Saturday was a long day of travel. I was up early at 4am (not nearly as early as I usually wake up though, so almost sleeping in) for an 8:30 flight from DIA to Seattle. After being dropped off at the airport by my husband, Matt Renoux and I checked a bunch of bulky bags and equipment in at the United counter. They all asked if we were going to Miami for the Super Bowl. Nope, 25 days in Canada.

We flew to Seattle and met up with our "warden" Tim Dietz who is in charge of all the Gannett folks here (he's the nut in the Canada hat). We also met up with a few co-workers we will be working closely with from our Gannett stations in Phoenix and Minneapolis. After a rental car pick up, we were off to cross the border.

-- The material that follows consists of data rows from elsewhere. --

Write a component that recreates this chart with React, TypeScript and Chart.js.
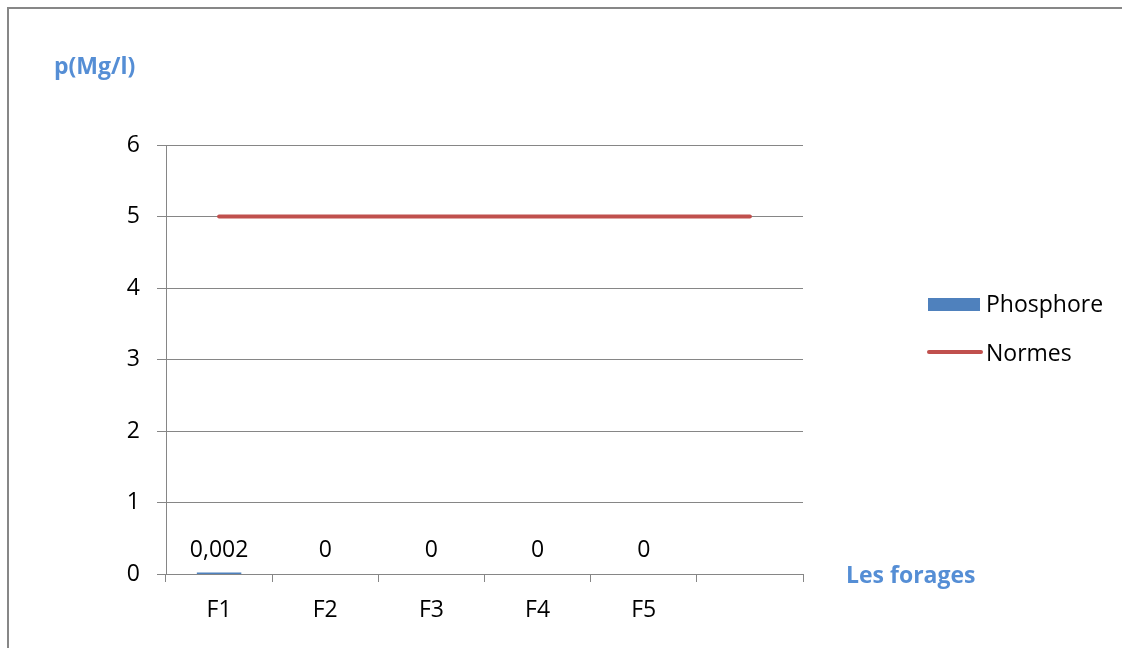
import React, { useEffect, useRef } from "react";
import { Chart, registerables } from "chart.js";

Chart.register(...registerables);

const categories = ["F1", "F2", "F3", "F4", "F5", ""];
const phosphoreValues: (number | null)[] = [0.002, 0, 0, 0, 0, null];
const normesValues = [5, 5, 5, 5, 5, 5];
const yTicks = [0, 1, 2, 3, 4, 5, 6];
const yTitle = "p(Mg/l)";
const xTitle = "Les forages";
const seriesNames = ["Phosphore", "Normes"];

const BLUE = "#4F81BD";
const RED = "#C0504D";
const TITLE_BLUE = "#558ED5";
const GRID = "#868686";
const FONT = "'Open Sans', 'Noto Sans', sans-serif";
const FS = 23;

const decorPlugin = {
  id: "decor",
  beforeDraw(chart: any) {
    const ctx = chart.ctx;
    ctx.save();
    ctx.fillStyle = "#fff";
    ctx.fillRect(0, 0, chart.width, chart.height);
    ctx.strokeStyle = "#878787";
    ctx.lineWidth = 2;
    ctx.strokeRect(8, 8, 1300, 800);
    ctx.restore();
  },
  afterDatasetsDraw(chart: any) {
    const ctx = chart.ctx;
    const yScale = chart.scales.y;
    const area = chart.chartArea;
    ctx.save();
    // data labels for bars
    const meta = chart.getDatasetMeta(0);
    ctx.font = `${FS}px ${FONT}`;
    ctx.fillStyle = "#000";
    ctx.textAlign = "center";
    ctx.textBaseline = "middle";
    meta.data.forEach((el: any, i: number) => {
      const v = phosphoreValues[i];
      if (v === null || v === undefined) return;
      const txt = String(v).replace(".", ",");
      ctx.fillText(txt, el.x, yScale.getPixelForValue(0) - 24);
    });
    // axis titles
    ctx.font = `bold ${FS}px ${FONT}`;
    ctx.fillStyle = TITLE_BLUE;
    ctx.textAlign = "left";
    ctx.fillText(yTitle, 54, 67);
    ctx.fillText(xTitle, area.right + 43, yScale.getPixelForValue(0) + 2);
    // legend
    const lx = 928;
    ctx.fillStyle = BLUE;
    ctx.fillRect(lx, 298, 52, 13);
    ctx.strokeStyle = RED;
    ctx.lineWidth = 4;
    ctx.lineCap = "round";
    ctx.beginPath();
    ctx.moveTo(lx + 1, 352);
    ctx.lineTo(lx + 53, 352);
    ctx.stroke();
    ctx.font = `${FS}px ${FONT}`;
    ctx.fillStyle = "#000";
    ctx.fillText(seriesNames[0], 986, 305);
    ctx.fillText(seriesNames[1], 986, 354);
    ctx.restore();
  },
};

export default function App() {
  const ref = useRef<HTMLCanvasElement>(null);
  useEffect(() => {
    if (!ref.current) return;
    const chart = new Chart(ref.current, {
      type: "bar",
      data: {
        labels: categories,
        datasets: [
          {
            type: "bar",
            label: seriesNames[0],
            data: phosphoreValues,
            backgroundColor: BLUE,
            categoryPercentage: 1,
            barPercentage: 0.4,
            inflateAmount: (c: any) => (c.raw > 0 ? 1 : 0),
            order: 2,
          } as any,
          {
            type: "line",
            label: seriesNames[1],
            data: normesValues,
            borderColor: RED,
            backgroundColor: RED,
            borderWidth: 4,
            borderCapStyle: "round",
            pointRadius: 0,
            tension: 0,
            order: 1,
          } as any,
        ],
      },
      options: {
        responsive: false,
        animation: false,
        layout: { padding: { left: 0, top: 145, right: 319, bottom: 0 } },
        plugins: {
          legend: { display: false },
          tooltip: { enabled: false },
        },
        scales: {
          x: {
            offset: true,
            grid: {
              offset: true,
              drawOnChartArea: false,
              drawTicks: true,
              tickLength: 8,
              color: GRID,
            },
            border: { color: GRID, width: 1 },
            ticks: {
              font: { family: FONT, size: FS },
              color: "#000",
              padding: 15,
              maxRotation: 0,
            },
            afterFit: (s: any) => {
              s.height = 74;
            },
          },
          y: {
            min: 0,
            max: 6,
            afterBuildTicks: (s: any) => {
              s.ticks = yTicks.map((v) => ({ value: v }));
            },
            grid: { color: GRID, tickLength: 9, drawTicks: true },
            border: { color: GRID, width: 1 },
            ticks: {
              font: { family: FONT, size: FS },
              color: "#000",
              padding: 17,
            },
            afterFit: (s: any) => {
              s.width = 166;
            },
          },
        },
      } as any,
      plugins: [decorPlugin],
    });
    return () => chart.destroy();
  }, []);
  return (
    <div
      style={{
        position: "fixed",
        left: 0,
        top: 0,
        width: 1122,
        height: 648,
        background: "#fff",
        overflow: "hidden",
      }}
    >
      <canvas ref={ref} width={1122} height={648} style={{ display: "block" }} />
    </div>
  );
}
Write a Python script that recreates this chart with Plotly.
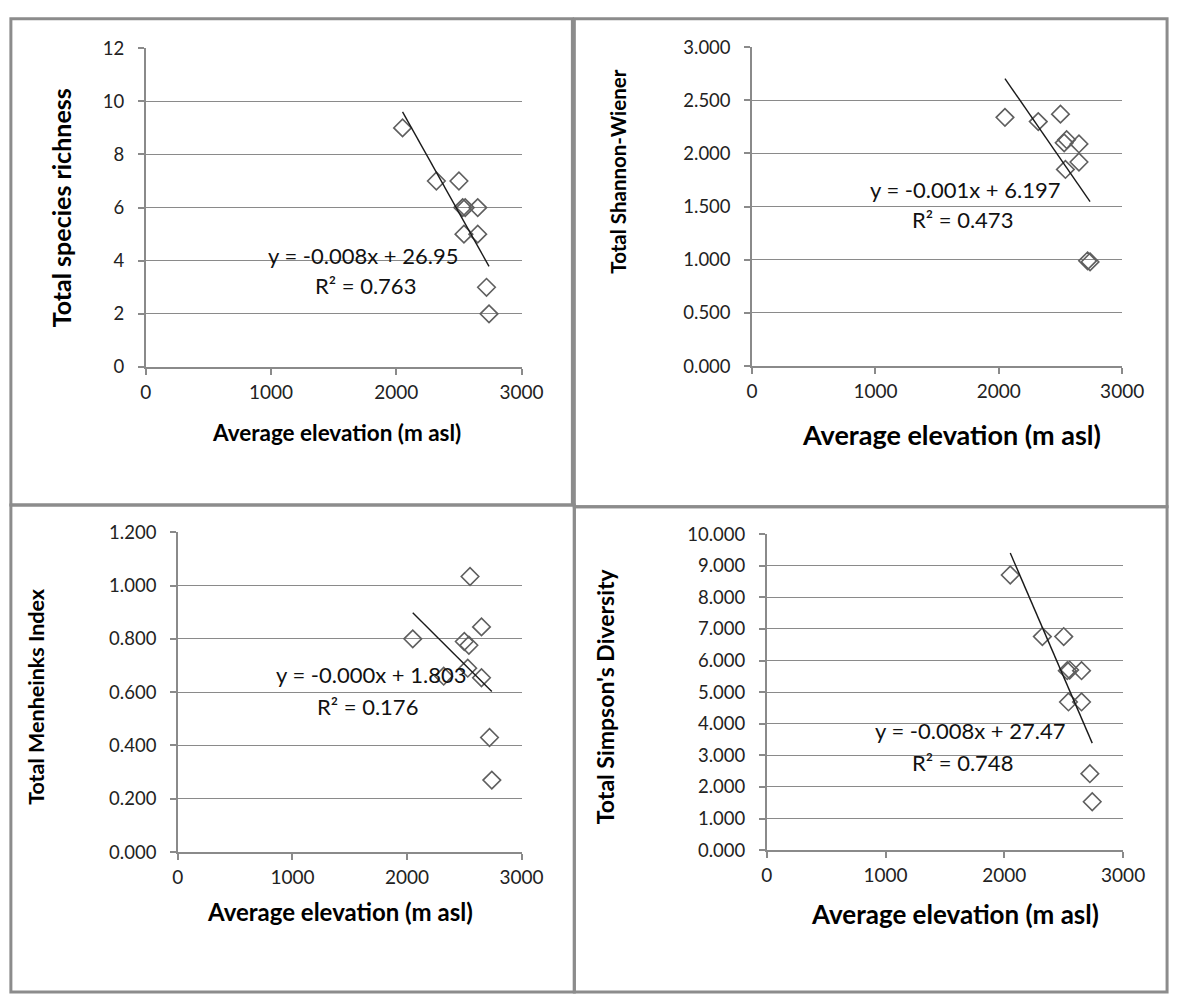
import numpy as np
import plotly.graph_objects as go

# ---- data ----
elevation = [2050, 2320, 2500, 2530, 2550, 2540, 2650, 2650, 2720, 2740]
richness = [9, 7, 7, 6, 6, 5, 6, 5, 3, 2]
shannon = [2.34, 2.30, 2.37, 2.10, 2.13, 1.85, 2.09, 1.92, 0.99, 0.98]
menhinick = [0.80, 0.66, 0.79, 0.69, 1.034, 0.776, 0.845, 0.654, 0.43, 0.27]
simpson = [8.71, 6.76, 6.76, 5.68, 5.70, 4.69, 5.68, 4.69, 2.42, 1.53]

y_titles = ["Total species richness", "Total Shannon-Wiener",
            "Total Menheinks Index", "Total Simpson's Diversity"]
x_title = "Average elevation (m asl)"
equations = ["y = -0.008x + 26.95", "y = -0.001x + 6.197",
             "y = -0.000x + 1.803", "y = -0.008x + 27.47"]
r2_texts = ["R² = 0.763", "R² = 0.473", "R² = 0.176", "R² = 0.748"]
x_ticks = [0, 1000, 2000, 3000]
y_ranges = [(0, 12, 2, ""), (0, 3, 0.5, ".3f"), (0, 1.2, 0.2, ".3f"), (0, 10, 1, ".3f")]
series = [richness, shannon, menhinick, simpson]

W, H = 1192, 998
def px(x):
    return x / W
def py(y):
    return 1 - y / H

# plot-area boxes in pixels (left, right, top, bottom)
boxes = [(143, 528, 37, 363), (764, 1143, 36, 362),
         (176, 528, 532, 859), (779, 1144, 534, 857)]
# label positions (pixels)
eq_pos = [(366, 249), (982, 181), (374, 677), (987, 735)]
r2_pos = [(368, 280), (979, 212), (370, 710), (980, 767)]
ytitle_pos = [(56, 200), (627, 163), (30, 700), (613, 700)]
ytitle_size = [25, 20.5, 21.5, 23]
xtitle_pos = [(338, 430), (968, 432), (342, 920), (972, 922)]
xtitle_size = [22.5, 27, 24, 26]
panels = [(5, 580, 7, 504), (582, 1189, 7, 506), (5, 582, 504, 1002), (582, 1189, 506, 1002)]

FONT = "Lato"
GRID = "#8a8a8a"
fig = go.Figure()
annotations = []
shapes = []

for i in range(4):
    xa = "x" if i == 0 else f"x{i+1}"
    ya = "y" if i == 0 else f"y{i+1}"
    vals = series[i]
    fig.add_trace(go.Scatter(
        x=elevation, y=vals, mode="markers", xaxis=xa, yaxis=ya,
        marker=dict(symbol="diamond-open", size=13.5, color="#5f5f5f",
                    line=dict(width=1.6, color="#5f5f5f")),
        showlegend=False, hoverinfo="skip"))
    slope, icpt = np.polyfit(elevation, vals, 1)
    xs = np.array([min(elevation), max(elevation)])
    fig.add_trace(go.Scatter(
        x=xs, y=slope * xs + icpt, mode="lines", xaxis=xa, yaxis=ya,
        line=dict(color="#1a1a1a", width=1.4), showlegend=False, hoverinfo="skip"))

    l, r, t, b = boxes[i]
    y0, y1, dt, fmt = y_ranges[i]
    xkey = "xaxis" if i == 0 else f"xaxis{i+1}"
    ykey = "yaxis" if i == 0 else f"yaxis{i+1}"
    fig.update_layout(**{
        xkey: dict(domain=[px(l), px(r)], range=[0, 3000], anchor=ya,
                   tickvals=x_ticks, showgrid=False, zeroline=False,
                   showline=True, linecolor=GRID, linewidth=1.5,
                   ticks="outside", ticklen=6, tickcolor=GRID, tickwidth=1.5,
                   ticklabelstandoff=1,
                   tickfont=dict(family=FONT, size=19, color="#222222")),
        ykey: dict(domain=[py(b), py(t)], range=[y0, y1], dtick=dt, tick0=0,
                   tickformat=fmt, anchor=xa, showgrid=True, gridcolor=GRID,
                   gridwidth=1.4, zeroline=False, showline=True, linecolor=GRID,
                   linewidth=1.5, ticks="outside", ticklen=6, tickcolor=GRID,
                   tickwidth=1.5, ticklabelstandoff=10,
                   tickfont=dict(family=FONT, size=18.5, color="#222222")),
    })
    common = dict(xref="paper", yref="paper", showarrow=False,
                  xanchor="center", yanchor="middle")
    annotations.append(dict(text=equations[i], x=px(eq_pos[i][0]), y=py(eq_pos[i][1]),
                            font=dict(family=FONT, size=22, color="#111111"), **common))
    annotations.append(dict(text=r2_texts[i], x=px(r2_pos[i][0]), y=py(r2_pos[i][1]),
                            font=dict(family=FONT, size=22, color="#111111"), **common))
    annotations.append(dict(text=y_titles[i], x=px(ytitle_pos[i][0]), y=py(ytitle_pos[i][1]),
                            textangle=-90,
                            font=dict(family=FONT, size=ytitle_size[i], color="#000000",
                                      weight="bold"),
                            **common))
    annotations.append(dict(text=x_title, x=px(xtitle_pos[i][0]), y=py(xtitle_pos[i][1]),
                            font=dict(family=FONT, size=xtitle_size[i], color="#000000",
                                      weight="bold"),
                            **common))
    pl, pr, pt, pb = panels[i]
    shapes.append(dict(type="rect", xref="paper", yref="paper",
                       x0=px(pl), x1=px(pr), y0=py(pb), y1=py(pt),
                       line=dict(color="#8c8c8c", width=3)))

fig.update_layout(width=W, height=H, margin=dict(l=0, r=0, t=0, b=0),
                  paper_bgcolor="white", plot_bgcolor="white",
                  annotations=annotations, shapes=shapes)
fig.write_html("out.html", config={"displayModeBar": False},
               post_script="document.body.style.margin='0';")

Matt and I made a few stops along the way. Lunch was way overdue and we also shot some water scenes for a story he is working on. I took pictures of the two "tokens" my kids gave me and will continue to do so throughout the trip. The pink frog is my daughter Sam's and the Lego Skeleton man is Justin's. Pretty funny huh?

Eventually we did make it into Canada and to our hotel in Richmond. I have a suite, Matt does not. I found this out when I made the mistake of saying how nice our rooms are with the couch and living area. He said "what living area?" Whoops... he has a big room with two beds. I felt bad.

After "settling" into our rooms for all of a 1/2 hour, we boarded the train to take us to Vancouver. It was packed at 7pm at night and the games haven't even started. Matt & I were both hauling big backpacks with our laptops and cameras so we take up a little extra room. About 25 minutes later we were in Vancouver.

We made our way to the IBC (International Broadcast Center) which is where we will spend all our time when we aren't shooting stories and running down athletes. We got our credentials checked and laminated, except for Matt. There was a discrepancy on his birthday from his passport so he wasn't allowed in the IBC. Like the suite, Matt got the short end of the stick. Poor guy.

We spent some time in the IBC getting to know our workspace, checking out where Bob Costas will do his show and most importantly, where they are feeding us. We will be well taken care of if/when we find time to eat!

When we left, we found a somewhat sulking Matt Renoux blogging in a food court by the train station. We boarded back to Richmond for the hotel and I unpacked. My home away from home already looks like home: piles have formed, electronic devices are all plugged in and my snacks have taken over the ice bucket.

This morning I ran 12 miles on a gorgeous flat, dirt trail that is a block from the hotel. Water lines one side of the path and gorgeous houses line the other. It was amazing. I ran past the Olympic Oval where Speedskating will start on Saturday. What an incredible venue this is just from the outside (notice the security fences - two layers between that path and the venue). I can't wait to watch an event in there and since it's only a mile south of the hotel hopefully that will happen!

Today's plan includes a story on the IBC so we can show you what it's like behind the scenes. When you watch us live on TV or see Brian Williams on Nightly News, you only get the one view. Our "IBC Cribs" story will show you everything (except the set where Costas sits - that's off limits - but I will show you the hallway he will walk in!).

So far, I'm very impressed and can't wait to dig my heels even deeper into these games, cities and venues!